This one has been sitting around in my drafts folder for a while. I had forgotten about posting it until Scorpio Woman asked on Twitter about yummy things to dress up quinoa.
Ever since Winco came to Utah, we’ve been able to easily (and cheaply) get all these fun grains to try. Quinoa, though it can be pricier than some of the other grains we eat, is delicious. As with rice, I cook it in my rice cooker for a quick and easy dinner component — we don’t often eat quinoa plain, but almost always with lots of additions or as part of something like a salad or tabbouleh.
Now, I love pesto. It’s one of the reasons why I started growing basil a couple of years ago (and am starting two more varieties this year!) but I’ve never tried using a vegetable as the main “green” component. The results? Tasty and a great way to get your veggies in — I daresay that it would fool a kid. I used some of the leftover pesto (there will be, it makes a lot) to make pesto chicken sandwiches with some grilled chicken, monterey jack cheese and red onion on ciabatta rolls.
This recipe from 101 Cookbooks doesn’t require quinoa — many other grains would work just as well. I used a mix of quinoa and bulgur since I didn’t have much on hand that night.

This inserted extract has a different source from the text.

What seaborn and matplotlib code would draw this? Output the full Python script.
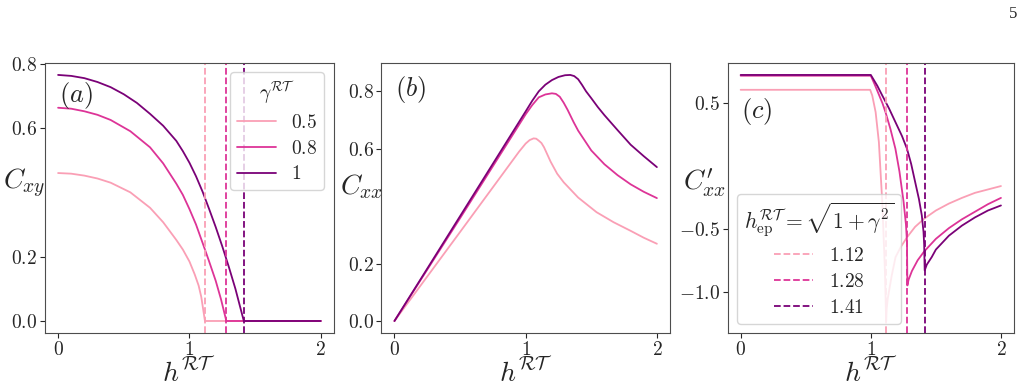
import seaborn as sns
import matplotlib.pyplot as plt

sns.set_style('ticks')
plt.rcParams['mathtext.fontset'] = 'cm'
plt.rcParams['font.family'] = ['DejaVu Serif']

colors = ['#fa9fb5', '#dd3497', '#7a0177']
gamma_labels = ['$0.5$', '$0.8$', '$1$']
h_ep = [1.118, 1.281, 1.414]
h_ep_labels = ['$1.12$', '$1.28$', '$1.41$']

# (a) C_xy vs h
h_a_05 = [0, 0.1, 0.2, 0.3, 0.4, 0.55, 0.7, 0.8, 0.9, 0.95, 1.0, 1.04, 1.07, 1.09, 1.105, 1.118,
          2.0]
c_a_05 = [0.46, 0.458, 0.452, 0.443, 0.43, 0.4, 0.352, 0.307, 0.252, 0.222, 0.185, 0.145, 0.11,
          0.075, 0.035, 0.0, 0.0]
h_a_08 = [0, 0.1, 0.2, 0.3, 0.4, 0.55, 0.7, 0.8, 0.9, 0.95, 1.0, 1.05, 1.1, 1.15, 1.2, 1.24,
          1.281, 2.0]
c_a_08 = [0.663, 0.66, 0.652, 0.641, 0.625, 0.59, 0.54, 0.49, 0.427, 0.392, 0.348, 0.3, 0.243,
          0.185, 0.125, 0.068, 0.0, 0.0]
h_a_10 = [0, 0.1, 0.2, 0.3, 0.4, 0.5, 0.6, 0.7, 0.8, 0.9, 0.95, 1.0, 1.05, 1.1, 1.15, 1.2, 1.25,
          1.3, 1.35, 1.414, 2.0]
c_a_10 = [0.765, 0.762, 0.755, 0.743, 0.727, 0.705, 0.678, 0.644, 0.607, 0.56, 0.528, 0.492,
          0.45, 0.402, 0.348, 0.292, 0.232, 0.168, 0.1, 0.0, 0.0]

# (b) C_xx vs h
h_b_05 = [0, 0.5, 0.95, 1.0, 1.03, 1.06, 1.08, 1.1, 1.12, 1.14, 1.16, 1.19, 1.24, 1.29, 1.4, 1.54,
          1.67, 1.8, 1.9, 2.0]
c_b_05 = [0, 0.31, 0.59, 0.618, 0.63, 0.636, 0.635, 0.628, 0.62, 0.605, 0.585, 0.555, 0.513,
          0.483, 0.43, 0.379, 0.344, 0.314, 0.29, 0.269]
h_b_08 = [0, 0.5, 1.0, 1.05, 1.1, 1.15, 1.2, 1.23, 1.26, 1.29, 1.32, 1.365, 1.4, 1.5, 1.6, 1.7,
          1.8, 1.9, 2.0]
c_b_08 = [0, 0.358, 0.72, 0.752, 0.779, 0.789, 0.793, 0.791, 0.781, 0.76, 0.735, 0.693, 0.663,
          0.594, 0.546, 0.508, 0.476, 0.45, 0.428]
h_b_10 = [0, 0.5, 1.0, 1.05, 1.1, 1.15, 1.2, 1.25, 1.3, 1.34, 1.37, 1.4, 1.43, 1.46, 1.5, 1.55,
          1.6, 1.7, 1.8, 1.9, 2.0]
c_b_10 = [0, 0.365, 0.73, 0.767, 0.8, 0.823, 0.839, 0.85, 0.856, 0.857, 0.853, 0.842, 0.822, 0.8,
          0.776, 0.745, 0.717, 0.665, 0.614, 0.574, 0.536]

# (c) C'_xx vs h
h_c_05 = [0, 0.995, 1.011, 1.037, 1.062, 1.088, 1.108, 1.118, 1.122, 1.13, 1.14, 1.16, 1.19,
          1.23, 1.28, 1.34, 1.41, 1.5, 1.6, 1.7, 1.8, 1.9, 2.0]
c_c_05 = [0.608, 0.608, 0.563, 0.431, 0.193, -0.283, -0.81, -1.227, -1.13, -1.05, -0.99, -0.87,
          -0.72, -0.64, -0.56, -0.48, -0.415, -0.35, -0.295, -0.25, -0.21, -0.183, -0.156]
h_c_08 = [0, 1.0, 1.03, 1.06, 1.09, 1.113, 1.15, 1.189, 1.22, 1.252, 1.27, 1.278, 1.281, 1.29,
          1.316, 1.36, 1.41, 1.5, 1.6, 1.7, 1.8, 1.9, 2.0]
c_c_08 = [0.72, 0.72, 0.65, 0.575, 0.5, 0.43, 0.3, 0.14, -0.04, -0.283, -0.46, -0.6, -0.945, -0.9,
          -0.83, -0.745, -0.675, -0.575, -0.49, -0.42, -0.36, -0.3, -0.25]
h_c_10 = [0, 1.0, 1.05, 1.088, 1.14, 1.189, 1.24, 1.278, 1.31, 1.341, 1.37, 1.392, 1.405, 1.41,
          1.414, 1.43, 1.468, 1.5, 1.6, 1.7, 1.8, 1.9, 2.0]
c_c_10 = [0.726, 0.726, 0.64, 0.563, 0.46, 0.352, 0.24, 0.14, 0.02, -0.125, -0.26, -0.39, -0.52,
          -0.62, -0.826, -0.78, -0.72, -0.66, -0.55, -0.47, -0.405, -0.35, -0.31]

fig = plt.figure(figsize=(10.24, 3.9), dpi=100)
ax1 = fig.add_axes([0.0439, 0.1454, 0.2822, 0.694])
ax2 = fig.add_axes([0.3724, 0.1454, 0.2819, 0.694])
ax3 = fig.add_axes([0.7106, 0.1454, 0.2796, 0.694])

panels = [
    (ax1, [h_a_05, h_a_08, h_a_10], [c_a_05, c_a_08, c_a_10]),
    (ax2, [h_b_05, h_b_08, h_b_10], [c_b_05, c_b_08, c_b_10]),
    (ax3, [h_c_05, h_c_08, h_c_10], [c_c_05, c_c_08, c_c_10]),
]
for ax, hs, cs in panels:
    for i in range(3):
        sns.lineplot(x=hs[i], y=cs[i], color=colors[i], ax=ax, estimator=None,
                     sort=False, lw=1.3, label=gamma_labels[i], legend=False)

for ax in [ax1, ax3]:
    for i in range(3):
        ax.axvline(h_ep[i], color=colors[i], ls='--', lw=1.3, label=h_ep_labels[i])

for ax in [ax1, ax2, ax3]:
    ax.set_xlim(-0.1, 2.1)
    ax.set_xticks([0, 1, 2])
    ax.set_xticklabels(['$0$', '$1$', '$2$'])
    ax.tick_params(labelsize=14, length=3.5, width=0.8, colors='.15', pad=2)
    ax.set_xlabel(r'$h^{\mathcal{RT}}$', fontsize=20, labelpad=-1)
    for s in ax.spines.values():
        s.set_color('.3')

ax1.set_yticks([0, 0.2, 0.6, 0.8])
ax1.set_yticklabels(['$0.0$', '$0.2$', '$0.6$', '$0.8$'])
ax2.set_yticks([0, 0.2, 0.6, 0.8])
ax2.set_yticklabels(['$0.0$', '$0.2$', '$0.6$', '$0.8$'])
ax3.set_yticks([-1.0, -0.5, 0.5])
ax3.set_yticklabels(['$-1.0$', '$-0.5$', '$0.5$'])

ylabels = [r'$C_{xy}$', r'$C_{xx}$', r"$C^{\prime}_{xx}$"]
ylab_pos = [(-0.073, 0.555), (-0.07, 0.542), (-0.079, 0.555)]
for ax, lab, pos in zip([ax1, ax2, ax3], ylabels, ylab_pos):
    ax.set_ylabel(lab, fontsize=20, rotation=0, ha='center', va='center')
    ax.yaxis.set_label_coords(*pos)

ax1.text(0.05, 0.88, '$(a)$', transform=ax1.transAxes, fontsize=19, va='center')
ax2.text(0.047, 0.9, '$(b)$', transform=ax2.transAxes, fontsize=19, va='center')
ax3.text(0.046, 0.82, '$(c)$', transform=ax3.transAxes, fontsize=19, va='center')

h1, l1 = ax1.get_legend_handles_labels()
ax1.legend(h1[:3], l1[:3], title=r'$\gamma^{\mathcal{RT}}$', loc='upper right', fontsize=14,
           title_fontsize=14, frameon=True, labelspacing=0.4, borderpad=0.35)
h3, l3 = ax3.get_legend_handles_labels()
ax3.legend(h3[3:], l3[3:], title=r'$h^{\mathcal{RT}}_{\mathrm{ep}} = \sqrt{1+\gamma^2}$',
           loc='lower left', fontsize=14, title_fontsize=15.5, frameon=True,
           labelspacing=0.4, borderpad=0.35)

fig.text(0.989, 0.964, '5', fontsize=12, ha='center', va='center', family='Liberation Serif')

plt.savefig('out.png', dpi=100)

In my area, broccoli is starting to go on sale again and I expect I’ll be making this again!
Double Broccoli Quinoa [printable recipe]

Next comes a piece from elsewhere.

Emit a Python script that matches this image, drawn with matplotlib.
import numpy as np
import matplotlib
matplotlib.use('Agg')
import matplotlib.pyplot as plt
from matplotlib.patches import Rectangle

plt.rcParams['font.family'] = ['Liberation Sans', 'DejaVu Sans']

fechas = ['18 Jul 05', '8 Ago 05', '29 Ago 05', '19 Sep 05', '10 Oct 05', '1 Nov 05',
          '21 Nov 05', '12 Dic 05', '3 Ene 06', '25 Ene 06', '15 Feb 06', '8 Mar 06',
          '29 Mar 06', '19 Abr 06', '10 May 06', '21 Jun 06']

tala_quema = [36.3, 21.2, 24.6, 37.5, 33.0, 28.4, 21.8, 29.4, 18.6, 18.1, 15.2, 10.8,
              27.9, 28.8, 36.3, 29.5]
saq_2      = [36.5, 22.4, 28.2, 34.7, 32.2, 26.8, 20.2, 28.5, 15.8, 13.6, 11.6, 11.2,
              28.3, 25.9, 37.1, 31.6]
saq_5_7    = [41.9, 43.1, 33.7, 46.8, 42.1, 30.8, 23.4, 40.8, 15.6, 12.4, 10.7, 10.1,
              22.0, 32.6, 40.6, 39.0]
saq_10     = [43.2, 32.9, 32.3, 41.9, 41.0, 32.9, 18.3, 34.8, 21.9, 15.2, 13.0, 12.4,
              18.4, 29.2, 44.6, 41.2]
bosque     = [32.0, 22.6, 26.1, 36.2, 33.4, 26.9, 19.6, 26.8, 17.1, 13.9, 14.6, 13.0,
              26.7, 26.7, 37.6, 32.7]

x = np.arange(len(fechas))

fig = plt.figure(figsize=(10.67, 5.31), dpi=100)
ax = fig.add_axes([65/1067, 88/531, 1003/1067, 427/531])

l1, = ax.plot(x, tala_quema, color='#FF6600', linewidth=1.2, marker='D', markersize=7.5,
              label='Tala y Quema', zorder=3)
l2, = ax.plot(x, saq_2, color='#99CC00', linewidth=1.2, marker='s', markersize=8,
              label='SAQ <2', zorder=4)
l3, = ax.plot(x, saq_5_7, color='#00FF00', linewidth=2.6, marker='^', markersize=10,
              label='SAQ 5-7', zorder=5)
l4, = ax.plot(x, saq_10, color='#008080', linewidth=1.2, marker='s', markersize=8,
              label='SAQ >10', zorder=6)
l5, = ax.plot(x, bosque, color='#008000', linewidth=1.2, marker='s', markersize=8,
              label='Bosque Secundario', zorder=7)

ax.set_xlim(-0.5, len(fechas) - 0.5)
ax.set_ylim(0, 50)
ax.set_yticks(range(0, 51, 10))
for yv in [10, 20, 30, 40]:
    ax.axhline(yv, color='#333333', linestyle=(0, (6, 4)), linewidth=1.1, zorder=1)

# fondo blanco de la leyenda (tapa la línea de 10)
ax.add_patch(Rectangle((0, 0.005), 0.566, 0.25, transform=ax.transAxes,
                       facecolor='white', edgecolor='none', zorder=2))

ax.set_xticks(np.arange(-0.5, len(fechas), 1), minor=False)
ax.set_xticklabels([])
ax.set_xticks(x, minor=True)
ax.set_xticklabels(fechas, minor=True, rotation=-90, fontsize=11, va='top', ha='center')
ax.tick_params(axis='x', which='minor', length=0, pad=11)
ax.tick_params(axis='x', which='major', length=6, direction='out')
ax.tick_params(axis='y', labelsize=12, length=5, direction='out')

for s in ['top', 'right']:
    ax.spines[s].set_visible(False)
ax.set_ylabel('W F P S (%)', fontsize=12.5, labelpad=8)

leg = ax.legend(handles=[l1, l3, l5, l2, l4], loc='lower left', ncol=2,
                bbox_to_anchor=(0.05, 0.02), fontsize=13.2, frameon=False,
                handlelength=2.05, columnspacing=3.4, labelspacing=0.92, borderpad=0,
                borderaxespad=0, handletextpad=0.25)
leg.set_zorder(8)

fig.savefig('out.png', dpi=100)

Adapted from 101 Cookbooks
- 3/4 cup dry quinoa or bulgur or a mix of the two
- 1 1/2 cups veggie stock
- 2 broccoli crowns (about 5 – 6 cups), cut into small florets
- 3 – 4 large garlic cloves
- 2/3 cup chopped walnuts, toasted (divided)
- 1/3 cup freshly grated Parmesan
- 1/2 tsp salt
- 1/4 tsp crushed red chile flakes
- 2 tablespoons fresh lemon juice
- 1/4 cup olive oil
- 1/4 cup light cream or half-n-half
- crumbled chevre (goat cheese)
Cook quinoa in a rice cooker with veggie stock until done. Heidi at 101Cookbooks notes to cook it on the stovetop, simply bring the stock to a boil, add the quinoa then reduce to a simmer. Cook for 15 minutes or until the curlique in the grains is visible, remove from heat and strain if necessary.
Blanch the broccoli in a pot of boiling water for one minute, remove with a spider. Transfer to a colander or sieve and run cold water over it to stop it from cooking.
Process 2 cups of cooked broccoli pieces, garlic, half of the walnuts, cheese, salt, red pepper flakes and lemon juice until finely chopped. Slowly pour in oil and cream while the machine is running until the pesto comes together into a smooth, creamy mass.
Toss quinoa and remaining broccoli with about 1/4 to 1/3rd of the pesto. Crumble the chevre and sprinkle it and the remaining walnuts over the quinoa. Toss everything together, taste and adjust quantities as needed.
For those that are dairy-free, you should be able to easily substitute soy, rice or nut milks for the cream and omit the Parmesan.